Acting on the recommendation of the Advisory Committee on the Federal Rules of Civil Procedure and the Committee on Rules of Practice and Procedure, the Judicial Conference of the United States has a pilot project to test whether expedited procedures can resolve civil cases more quickly and with less expense. There are five central features of the Expedited Procedures Pilot Project:

First, as required by Federal Rule of Civil Procedure 16(b)(2), pilot judges will hold a scheduling conference and issue a scheduling order as soon as possible, but in no case later than the earlier of ninety days after service of any defendant or sixty days after entry of appearance of any defendant. In cases involving multiple parties, the scheduling conference and issuance of the scheduling order will be triggered by the service or entry of appearance of the first defendant.

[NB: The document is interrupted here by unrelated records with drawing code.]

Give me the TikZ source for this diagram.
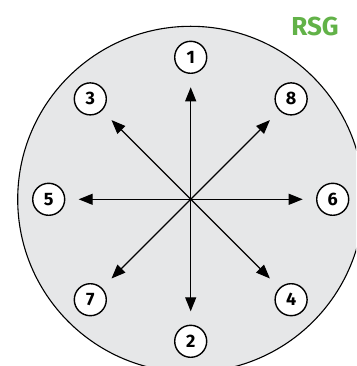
\documentclass[tikz,border=0pt]{standalone}
\usepackage{fontspec}
\setmainfont{Fira Sans}
\usetikzlibrary{arrows.meta}
\definecolor{rsggreen}{RGB}{98,178,72}
\definecolor{discgray}{RGB}{230,231,232}
\begin{document}
\begin{tikzpicture}[x=1pt,y=1pt,
  numnode/.style={circle,draw=black,line width=1.4pt,fill=white,minimum size=32pt,inner sep=0pt,font=\fontsize{18}{18}\selectfont\bfseries},
  ray/.style={line width=1.2pt,-{Triangle[length=14pt,width=11pt]}}]
\useasboundingbox (0,0) rectangle (356,366);
\begin{scope}
\clip (0,0) rectangle (356,366);
\node[circle,draw=black,line width=1.1pt,fill=discgray,minimum size=346pt,inner sep=0pt] (disc) at (190.7,166.7) {};
\end{scope}
\node[font=\fontsize{26}{26}\selectfont\bfseries,text=rsggreen,inner sep=0pt] (rsg) at (315,340) {RSG};
\begin{scope}[shift={(190.7,166.7)}]
\coordinate (c) at (0,0);
\node[numnode] (n1) at (90:142) {1};
\node[numnode] (n2) at (270:142) {2};
\node[numnode] (n3) at (135:142) {3};
\node[numnode] (n4) at (315:142) {4};
\node[numnode] (n5) at (180:142) {5};
\node[numnode] (n6) at (0:142) {6};
\node[numnode] (n7) at (225:142) {7};
\node[numnode] (n8) at (45:142) {8};
\foreach \a/\n in {90/1,270/2,135/3,315/4,180/5,0/6,225/7,45/8}{
  \coordinate (t\n) at (\a:112);
  \draw[ray] (c) -- (t\n);
}
\end{scope}
\end{tikzpicture}
\end{document}
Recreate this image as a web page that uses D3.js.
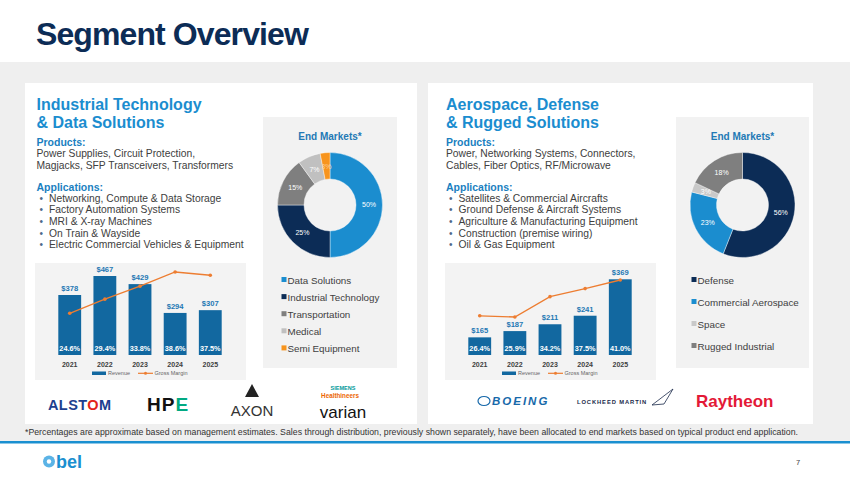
<!DOCTYPE html>
<html>
<head>
<meta charset="utf-8">
<script src="https://cdn.jsdelivr.net/npm/d3@7"></script>
<style>
  body { margin: 0; background: #fff; }
  svg { display: block; font-family: "Liberation Sans", Arial, sans-serif; }
</style>
</head>
<body>
<script>
const width = 850;
const height = 480;

// data
const years = ['2021', '2022', '2023', '2024', '2025'];
const itdsRevenue = [378, 467, 429, 294, 307];
const itdsMargin = [24.6, 29.4, 33.8, 38.6, 37.5];
const adrsRevenue = [165, 187, 211, 241, 369];
const adrsMargin = [26.4, 25.9, 34.2, 37.5, 41.0];

const itdsMarkets = ['Data Solutions', 'Industrial Technology', 'Transportation', 'Medical', 'Semi Equipment'];
const itdsShares = [50, 25, 15, 7, 3];
const adrsMarkets = ['Defense', 'Commercial Aerospace', 'Space', 'Rugged Industrial'];
const adrsShares = [56, 23, 3, 18];

const itdsProducts = ['Power Supplies, Circuit Protection,', 'Magjacks, SFP Transceivers, Transformers'];
const itdsApps = ['Networking, Compute & Data Storage', 'Factory Automation Systems', 'MRI & X-ray Machines',
  'On Train & Wayside', 'Electric Commercial Vehicles & Equipment'];
const adrsProducts = ['Power, Networking Systems, Connectors,', 'Cables, Fiber Optics, RF/Microwave'];
const adrsApps = ['Satellites & Commercial Aircrafts', 'Ground Defense & Aircraft Systems',
  'Agriculture & Manufacturing Equipment', 'Construction (premise wiring)', 'Oil & Gas Equipment'];

const navy = '#0c2c56';
const sky = '#1b8dcf';
const barBlue = '#1268a0';
const orange = '#ed7d31';
const itdsColors = [sky, navy, '#7f7f7f', '#c0c0c0', '#f7941d'];
const adrsColors = [navy, sky, '#c9c9c9', '#7f7f7f'];

const svg = d3.select('body').append('svg')
  .attr('width', width)
  .attr('height', height);

// page background
svg.append('rect').attr('width', width).attr('height', height).attr('fill', '#fff');
svg.append('rect').attr('y', 62).attr('width', width).attr('height', 379).attr('fill', '#efefef');
svg.append('rect').attr('y', 441).attr('width', width).attr('height', 2.5).attr('fill', '#1a8fd0');

svg.append('text')
  .attr('x', 36).attr('y', 45)
  .attr('font-size', 32).attr('font-weight', 'bold')
  .attr('letter-spacing', -0.9)
  .attr('fill', navy)
  .text('Segment Overview');

// white panels
svg.append('rect').attr('x', 25).attr('y', 83).attr('width', 392).attr('height', 341).attr('fill', '#fff');
svg.append('rect').attr('x', 428).attr('y', 83).attr('width', 385).attr('height', 341).attr('fill', '#fff');

function textBlock(x, title, products, apps) {
  const g = svg.append('g').attr('transform', `translate(${x},0)`);
  title.forEach((t, i) => {
    g.append('text').attr('x', 0).attr('y', 109.5 + i * 18.2)
      .attr('font-size', 16).attr('font-weight', 'bold').attr('fill', sky).text(t);
  });
  g.append('text').attr('y', 145.5).attr('font-size', 10.5).attr('font-weight', 'bold')
    .attr('fill', '#1a7fbf').text('Products:');
  products.forEach((t, i) => {
    g.append('text').attr('y', 157.3 + i * 11.6).attr('font-size', 10.3).attr('fill', '#404040').text(t);
  });
  g.append('text').attr('y', 190.5).attr('font-size', 10.5).attr('font-weight', 'bold')
    .attr('fill', '#1a7fbf').text('Applications:');
  apps.forEach((t, i) => {
    const y = 201.6 + i * 11.65;
    g.append('text').attr('x', 3).attr('y', y).attr('font-size', 10).attr('fill', '#4d6a8a').text('•');
    g.append('text').attr('x', 12.5).attr('y', y).attr('font-size', 10.3).attr('fill', '#404040').text(t);
  });
}

textBlock(36.5, ['Industrial Technology', '& Data Solutions'], itdsProducts, itdsApps);
textBlock(446, ['Aerospace, Defense', '& Rugged Solutions'], adrsProducts, adrsApps);

function barChart(x0, revenue, margin, revFloor, revTop, marginDomain, marginRange) {
  const g = svg.append('g').attr('transform', `translate(${x0},263)`);
  g.append('rect').attr('width', 211).attr('height', 117).attr('fill', '#f3f3f3');

  const x = d3.scaleBand().domain(years).range([11, 199]).padding(0.35);
  const y = d3.scaleLinear().domain([revFloor, d3.max(revenue)]).range([92, revTop]);
  const ym = d3.scaleLinear().domain(marginDomain).range(marginRange);

  const data = years.map((yr, i) => ({ yr, rev: revenue[i], gm: margin[i] }));

  g.selectAll('.bar').data(data).enter().append('rect')
    .attr('class', 'bar')
    .attr('x', d => x(d.yr))
    .attr('y', d => y(d.rev))
    .attr('width', x.bandwidth())
    .attr('height', d => y(revFloor) - y(d.rev))
    .attr('fill', barBlue);

  g.selectAll('.rev').data(data).enter().append('text')
    .attr('x', d => x(d.yr) + x.bandwidth() / 2)
    .attr('y', d => y(d.rev) - 4)
    .attr('text-anchor', 'middle')
    .attr('font-size', 7.6).attr('font-weight', 'bold').attr('fill', '#1f78b4')
    .text(d => '$' + d.rev);

  g.selectAll('.pct').data(data).enter().append('text')
    .attr('x', d => x(d.yr) + x.bandwidth() / 2)
    .attr('y', 87.5)
    .attr('text-anchor', 'middle')
    .attr('font-size', 7.3).attr('font-weight', 'bold').attr('fill', '#fff')
    .text(d => d.gm.toFixed(1) + '%');

  const line = d3.line().x(d => x(d.yr) + x.bandwidth() / 2).y(d => ym(d.gm));
  g.append('path').datum(data).attr('d', line)
    .attr('fill', 'none').attr('stroke', orange).attr('stroke-width', 1.3);
  g.selectAll('.dot').data(data).enter().append('circle')
    .attr('cx', d => x(d.yr) + x.bandwidth() / 2)
    .attr('cy', d => ym(d.gm))
    .attr('r', 1.8).attr('fill', orange);

  g.selectAll('.yr').data(years).enter().append('text')
    .attr('x', d => x(d) + x.bandwidth() / 2)
    .attr('y', 103.5)
    .attr('text-anchor', 'middle')
    .attr('font-size', 7).attr('font-weight', 'bold').attr('fill', '#404040')
    .text(d => d);

  // legend
  g.append('rect').attr('x', 57).attr('y', 108.5).attr('width', 14).attr('height', 3.5).attr('fill', barBlue);
  g.append('text').attr('x', 73).attr('y', 112).attr('font-size', 5.5).attr('fill', '#666').text('Revenue');
  g.append('line').attr('x1', 103).attr('x2', 118).attr('y1', 110.3).attr('y2', 110.3)
    .attr('stroke', orange).attr('stroke-width', 1.2);
  g.append('circle').attr('cx', 110.5).attr('cy', 110.3).attr('r', 1.5).attr('fill', orange);
  g.append('text').attr('x', 119.5).attr('y', 112).attr('font-size', 5.5).attr('fill', '#666').text('Gross Margin');
}

barChart(35, itdsRevenue, itdsMargin, 97, 13, [24.6, 38.6], [50.3, 9]);
barChart(445, adrsRevenue, adrsMargin, 103, 16.3, [25.9, 41.0], [54, 17]);

function donut(bx, bw, names, shares, colors, legendStep, legendX) {
  const g = svg.append('g').attr('transform', `translate(${bx},117)`);
  g.append('rect').attr('width', bw).attr('height', 251).attr('fill', '#f2f2f2');
  const cx = bw / 2;
  g.append('text').attr('x', cx).attr('y', 23)
    .attr('text-anchor', 'middle').attr('font-size', 10).attr('font-weight', 'bold')
    .attr('fill', '#2379b5').text('End Markets*');

  const pie = d3.pie().sort(null).value(d => d);
  const arc = d3.arc().innerRadius(26).outerRadius(52.5);
  const labelArc = d3.arc().innerRadius(39).outerRadius(39);
  const arcs = pie(shares);
  const pg = g.append('g').attr('transform', `translate(${cx},88)`);
  pg.selectAll('path').data(arcs).enter().append('path')
    .attr('d', arc)
    .attr('fill', (d, i) => colors[i])
    .attr('stroke', '#fff').attr('stroke-width', 0.4);
  pg.selectAll('text').data(arcs).enter().append('text')
    .attr('transform', d => `translate(${labelArc.centroid(d)})`)
    .attr('dy', '0.35em')
    .attr('text-anchor', 'middle')
    .attr('font-size', 7).attr('fill', (d, i) => colors[i] === '#f7941d' ? '#fbd2a0' : '#fff')
    .text(d => d.data + '%');

  names.forEach((n, i) => {
    const y = 163 + i * legendStep;
    g.append('rect').attr('x', legendX).attr('y', y - 3).attr('width', 5).attr('height', 5).attr('fill', colors[i]);
    g.append('text').attr('x', legendX + 6).attr('y', y + 3.5)
      .attr('font-size', 9.8).attr('fill', '#404040').text(n);
  });
}

donut(263, 134, itdsMarkets, itdsShares, itdsColors, 17.1, 18.5);
donut(676, 133, adrsMarkets, adrsShares, adrsColors, 22, 15.5);

// customer logos (typeset)
const logos = svg.append('g');
const alstom = logos.append('text').attr('x', 48).attr('y', 410)
  .attr('font-size', 14.5).attr('font-weight', 'bold').attr('fill', '#1d3f8f').attr('letter-spacing', 0.4);
alstom.append('tspan').text('ALST');
alstom.append('tspan').attr('fill', '#e2231a').text('O');
alstom.append('tspan').text('M');
const hpe = logos.append('text').attr('x', 147).attr('y', 411)
  .attr('font-size', 19).attr('font-weight', 'bold').attr('fill', '#111').attr('letter-spacing', 1);
hpe.append('tspan').text('HP');
hpe.append('tspan').attr('fill', '#01a982').text('E');
logos.append('path').attr('d', 'M252,384 L259,397 L245,397 Z').attr('fill', '#222');
logos.append('text').attr('x', 252).attr('y', 416).attr('text-anchor', 'middle')
  .attr('font-size', 15).attr('fill', '#333').text('AXON');
logos.append('text').attr('x', 343).attr('y', 390).attr('text-anchor', 'middle')
  .attr('font-size', 5.5).attr('font-weight', 'bold').attr('fill', '#009999').text('SIEMENS');
logos.append('text').attr('x', 340).attr('y', 397.5).attr('text-anchor', 'middle')
  .attr('font-size', 6.3).attr('font-weight', 'bold').attr('fill', '#ec6602').text('Healthineers');
logos.append('text').attr('x', 343).attr('y', 418).attr('text-anchor', 'middle')
  .attr('font-size', 17).attr('fill', '#111').text('varian');

logos.append('ellipse').attr('cx', 484).attr('cy', 401).attr('rx', 6).attr('ry', 4.5)
  .attr('fill', 'none').attr('stroke', '#1769aa').attr('stroke-width', 1.2);
logos.append('text').attr('x', 492).attr('y', 405)
  .attr('font-size', 11.5).attr('font-weight', 'bold').attr('font-style', 'italic')
  .attr('letter-spacing', 2).attr('fill', '#1769aa').text('BOEING');
logos.append('text').attr('x', 577).attr('y', 404)
  .attr('font-size', 5.8).attr('font-weight', 'bold').attr('letter-spacing', 0.9)
  .attr('fill', '#1b2a4a').text('LOCKHEED MARTIN');
logos.append('path').attr('d', 'M673,389 L664,404 L652,405 Z').attr('fill', 'none')
  .attr('stroke', '#1b2a4a').attr('stroke-width', 0.8);
logos.append('text').attr('x', 696).attr('y', 406.5)
  .attr('font-size', 17).attr('font-weight', 'bold').attr('fill', '#e31937').text('Raytheon');

svg.append('text').attr('x', 25).attr('y', 434.5)
  .attr('font-size', 8.2).attr('fill', '#333')
  .attr('textLength', 773).attr('lengthAdjust', 'spacingAndGlyphs')
  .text('*Percentages are approximate based on management estimates. Sales through distribution, previously shown separately, have been allocated to end markets based on typical product end application.');

// footer
svg.append('circle').attr('cx', 49).attr('cy', 461.5).attr('r', 6).attr('fill', '#5bb3e6');
svg.append('circle').attr('cx', 49).attr('cy', 461.5).attr('r', 2.2).attr('fill', '#fff');
svg.append('text').attr('x', 56).attr('y', 468)
  .attr('font-size', 18).attr('font-weight', 'bold').attr('fill', '#1a8fd0').text('bel');
svg.append('text').attr('x', 796).attr('y', 465)
  .attr('font-size', 7.5).attr('fill', '#444').text('7');
</script>
</body>
</html>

Second, the scheduling orders issued by pilot judges will set a definite period for discovery, not to exceed 180 days, which will not be extended more than once and then only upon a showing of good cause, as required by Rule 16(b). Good cause must include a showing that the parties have been diligent in their efforts to complete discovery within the deadline set in the scheduling order and a showing that despite diligence the deadline could not be met. It is axiomatic that carelessness, inattention, or neglect are not good cause.

Third, pilot judges will resolve discovery disputes expeditiously and informally, as permitted by Rule 16(b)(3)(B)(v). This can be accomplished in many ways, including by conferences with the judge—by telephone, in chambers, or in court—and the use of short submissions explaining the parties’ positions in lieu of formal briefing.

Fourth, pilot judges will rule on all dispositive motions within sixty days of the filing of the reply brief. This deadline will be met even if the judge hears oral argument on the motion.

Fifth, pilot judges will set a firm trial date that will not be changed in the absence of exceptional circumstances. They will have flexibility to decide when to set the trial date (for example, when the scheduling order is issued, after discovery has ended, or when dispositive motions have been filed or resolved), but they must set it so that in 90% of their cases trial is scheduled to take place within fourteen months of the earlier of service on or appearance by any defendant and in the remaining 10% of their cases so that trial is scheduled to take place within eighteen months.

A “Users’ Manual” will be developed to provide additional guidance for pilot judges, and training will be provided by the Federal Judicial Center. Sample orders and other written materials also will be prepared for use by pilot judges. Finally, throughout the duration of the pilot, mentor judges will be available on request to assist pilot judges.

Also underway is a “Mandatory Initial Discovery Pilot Project.” See Jeffrey S. Sutton & Derek A. Webb, Bold and Persistent Reform: The 2015 Amendments to the Federal Rules of Civil Procedure and the 2017 Pilot Projects, Judicature, Autumn 2017, at 12 (discussing both pilot projects).